- **Data lines**
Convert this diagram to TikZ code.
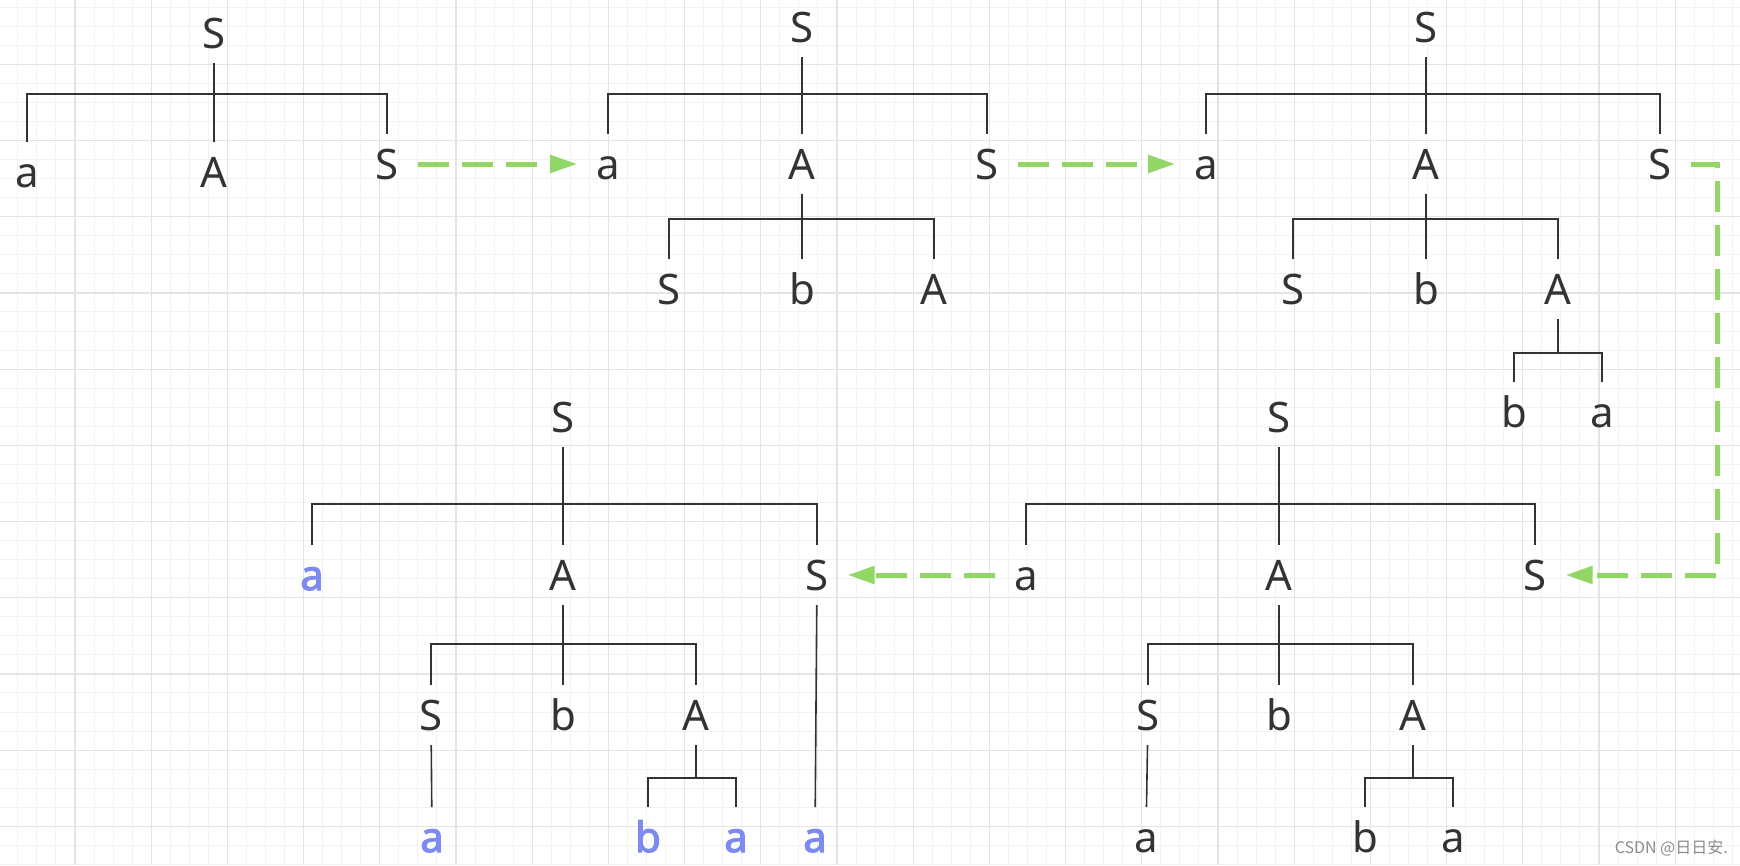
\documentclass[tikz,border=0pt]{standalone}
\usepackage{fontspec}
\setmainfont{Noto Sans}
\newfontfamily\hitfont{Noto Sans}[FakeBold=2.6]
\newfontfamily\cjkfont{Noto Sans CJK SC}
\usepackage{tikz}
\usetikzlibrary{arrows.meta}

\definecolor{inkgray}{RGB}{51,51,51}
\definecolor{hitblue}{RGB}{125,138,240}
\definecolor{flowgreen}{RGB}{146,215,102}
\definecolor{gridminor}{RGB}{242,242,242}
\definecolor{gridmajor}{RGB}{228,228,228}
\definecolor{markgray}{RGB}{140,140,140}

\begin{document}
\begin{tikzpicture}[x=1pt, y=-1pt,
  sym/.style={font=\fontsize{42}{50}\selectfont, text=inkgray, inner sep=0pt,
    outer xsep=19pt, outer ysep=15pt, text height=30pt, text depth=0pt},
  hit/.style={sym, text=hitblue, font=\hitfont\fontsize{42}{50}\selectfont},
  link/.style={draw=inkgray, line width=1.6pt},
  flow/.style={draw=flowgreen, line width=5pt, dash pattern=on 31pt off 13pt,
    -{Triangle[length=27pt,width=17pt]}}]
\fill[white] (0,0) rectangle (1740,865);
\useasboundingbox (0,0) rectangle (1740,865);

% Grid
\foreach \k in {0,...,91}
    \draw[gridminor, line width=1pt] ({-1.2+19.05*\k},0) -- ({-1.2+19.05*\k},865);
\foreach \k in {1,...,46}
    \draw[gridminor, line width=1pt] (0,{-11.9+19.05*\k}) -- (1740,{-11.9+19.05*\k});
\foreach \k in {0,...,22}
    \draw[gridmajor, line width=1.2pt] ({-1.2+76.2*\k},0) -- ({-1.2+76.2*\k},865);
\foreach \k in {1,...,11}
    \draw[gridmajor, line width=1.2pt] (0,{-11.9+76.2*\k}) -- (1740,{-11.9+76.2*\k});

% Step 1
\node[sym] (p1S) at (214,33) {S};
\node[sym] (p1a) at (27,172) {a};
\node[sym] (p1A) at (214,172) {A};
\node[sym] (p1S2) at (387,164) {S};
\coordinate (p1bar) at (214,94);
\draw[link] (p1S) -- (p1A);
\draw[link] (p1a.north) |- (p1bar) -| (p1S2.north);

% Step 2
\node[sym] (p2S) at (802,27) {S};
\node[sym] (p2a) at (608,164) {a};
\node[sym] (p2A) at (802,164) {A};
\node[sym] (p2S2) at (987,164) {S};
\node[sym] (p2S3) at (669,289) {S};
\node[sym] (p2b) at (802,289) {b};
\node[sym] (p2A2) at (934,289) {A};
\coordinate (p2bar) at (802,94);
\coordinate (p2bar2) at (802,219);
\draw[link] (p2S) -- (p2A);
\draw[link] (p2a.north) |- (p2bar) -| (p2S2.north);
\draw[link] (p2A) -- (p2b);
\draw[link] (p2S3.north) |- (p2bar2) -| (p2A2.north);

% Step 3
\node[sym] (p3S) at (1426,27) {S};
\node[sym] (p3a) at (1206,164) {a};
\node[sym] (p3A) at (1426,164) {A};
\node[sym] (p3S2) at (1660,164) {S};
\node[sym] (p3S3) at (1293,289) {S};
\node[sym] (p3b) at (1426,289) {b};
\node[sym] (p3A2) at (1558,289) {A};
\node[sym] (p3b2) at (1514,412) {b};
\node[sym] (p3a2) at (1602,412) {a};
\coordinate (p3bar) at (1426,94);
\coordinate (p3bar2) at (1426,219);
\coordinate (p3bar3) at (1558,353);
\draw[link] (p3S) -- (p3A);
\draw[link] (p3a.north) |- (p3bar) -| (p3S2.north);
\draw[link] (p3A) -- (p3b);
\draw[link] (p3S3.north) |- (p3bar2) -| (p3A2.north);
\draw[link] (p3A2) -- (p3bar3);
\draw[link] (p3b2.north) |- (p3bar3) -| (p3a2.north);

% Step 4
\node[sym] (p4S) at (1279,417) {S};
\node[sym] (p4a) at (1026,575) {a};
\node[sym] (p4A) at (1279,575) {A};
\node[sym] (p4S2) at (1535,575) {S};
\node[sym] (p4S3) at (1148,715) {S};
\node[sym] (p4b) at (1279,715) {b};
\node[sym] (p4A2) at (1413,715) {A};
\node[sym] (p4a2) at (1146,837) {a};
\node[sym] (p4b2) at (1365,837) {b};
\node[sym] (p4a3) at (1453,837) {a};
\coordinate (p4bar) at (1279,504);
\coordinate (p4bar2) at (1279,644);
\coordinate (p4bar3) at (1413,778);
\draw[link] (p4S) -- (p4A);
\draw[link] (p4a.north) |- (p4bar) -| (p4S2.north);
\draw[link] (p4A) -- (p4b);
\draw[link] (p4S3.north) |- (p4bar2) -| (p4A2.north);
\draw[link] (p4S3) -- (p4a2);
\draw[link] (p4A2) -- (p4bar3);
\draw[link] (p4b2.north) |- (p4bar3) -| (p4a3.north);

% Step 5 (terminals in blue)
\node[sym] (p5S) at (563,417) {S};
\node[hit] (p5a) at (312,575) {a};
\node[sym] (p5A) at (563,575) {A};
\node[sym] (p5S2) at (817,575) {S};
\node[sym] (p5S3) at (431,715) {S};
\node[sym] (p5b) at (563,715) {b};
\node[sym] (p5A2) at (696,715) {A};
\node[hit] (p5a2) at (432,837) {a};
\node[hit] (p5b2) at (648,837) {b};
\node[hit] (p5a3) at (736,837) {a};
\node[hit] (p5a4) at (815,837) {a};
\coordinate (p5bar) at (563,504);
\coordinate (p5bar2) at (563,644);
\coordinate (p5bar3) at (696,778);
\draw[link] (p5S) -- (p5A);
\draw[link] (p5a.north) |- (p5bar) -| (p5S2.north);
\draw[link] (p5A) -- (p5b);
\draw[link] (p5S3.north) |- (p5bar2) -| (p5A2.north);
\draw[link] (p5S3) -- (p5a2);
\draw[link] (p5A2) -- (p5bar3);
\draw[link] (p5b2.north) |- (p5bar3) -| (p5a3.north);
\draw[link] (p5S2) -- (p5a4);

% Steps
\draw[flow] (p1S2) -- (p2a);
\draw[flow] (p2S2) -- (p3a);
\draw[flow] (p3S2.east) -- ++(27,0) |- (p4S2.east);
\draw[flow] (p4a) -- (p5S2);

\node[anchor=east, text=markgray, inner sep=0pt, font=\cjkfont\fontsize{16}{18}\selectfont] (mark) at (1728,848) {CSDN @日日安.};
\end{tikzpicture}
\end{document}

- **What is asked**
Transcribe the opening line of the listing above, please, and every line after it through the line with "(p1bar) -| (p1S2.north);", word for word, without pictures.

- **Expected answer**
Convert this diagram to TikZ code.
\documentclass[tikz,border=0pt]{standalone}
\usepackage{fontspec}
\setmainfont{Noto Sans}
\newfontfamily\hitfont{Noto Sans}[FakeBold=2.6]
\newfontfamily\cjkfont{Noto Sans CJK SC}
\usepackage{tikz}
\usetikzlibrary{arrows.meta}

\definecolor{inkgray}{RGB}{51,51,51}
\definecolor{hitblue}{RGB}{125,138,240}
\definecolor{flowgreen}{RGB}{146,215,102}
\definecolor{gridminor}{RGB}{242,242,242}
\definecolor{gridmajor}{RGB}{228,228,228}
\definecolor{markgray}{RGB}{140,140,140}

\begin{document}
\begin{tikzpicture}[x=1pt, y=-1pt,
  sym/.style={font=\fontsize{42}{50}\selectfont, text=inkgray, inner sep=0pt,
    outer xsep=19pt, outer ysep=15pt, text height=30pt, text depth=0pt},
  hit/.style={sym, text=hitblue, font=\hitfont\fontsize{42}{50}\selectfont},
  link/.style={draw=inkgray, line width=1.6pt},
  flow/.style={draw=flowgreen, line width=5pt, dash pattern=on 31pt off 13pt,
    -{Triangle[length=27pt,width=17pt]}}]
\fill[white] (0,0) rectangle (1740,865);
\useasboundingbox (0,0) rectangle (1740,865);

% Grid
\foreach \k in {0,...,91}
    \draw[gridminor, line width=1pt] ({-1.2+19.05*\k},0) -- ({-1.2+19.05*\k},865);
\foreach \k in {1,...,46}
    \draw[gridminor, line width=1pt] (0,{-11.9+19.05*\k}) -- (1740,{-11.9+19.05*\k});
\foreach \k in {0,...,22}
    \draw[gridmajor, line width=1.2pt] ({-1.2+76.2*\k},0) -- ({-1.2+76.2*\k},865);
\foreach \k in {1,...,11}
    \draw[gridmajor, line width=1.2pt] (0,{-11.9+76.2*\k}) -- (1740,{-11.9+76.2*\k});

% Step 1
\node[sym] (p1S) at (214,33) {S};
\node[sym] (p1a) at (27,172) {a};
\node[sym] (p1A) at (214,172) {A};
\node[sym] (p1S2) at (387,164) {S};
\coordinate (p1bar) at (214,94);
\draw[link] (p1S) -- (p1A);
\draw[link] (p1a.north) |- (p1bar) -| (p1S2.north);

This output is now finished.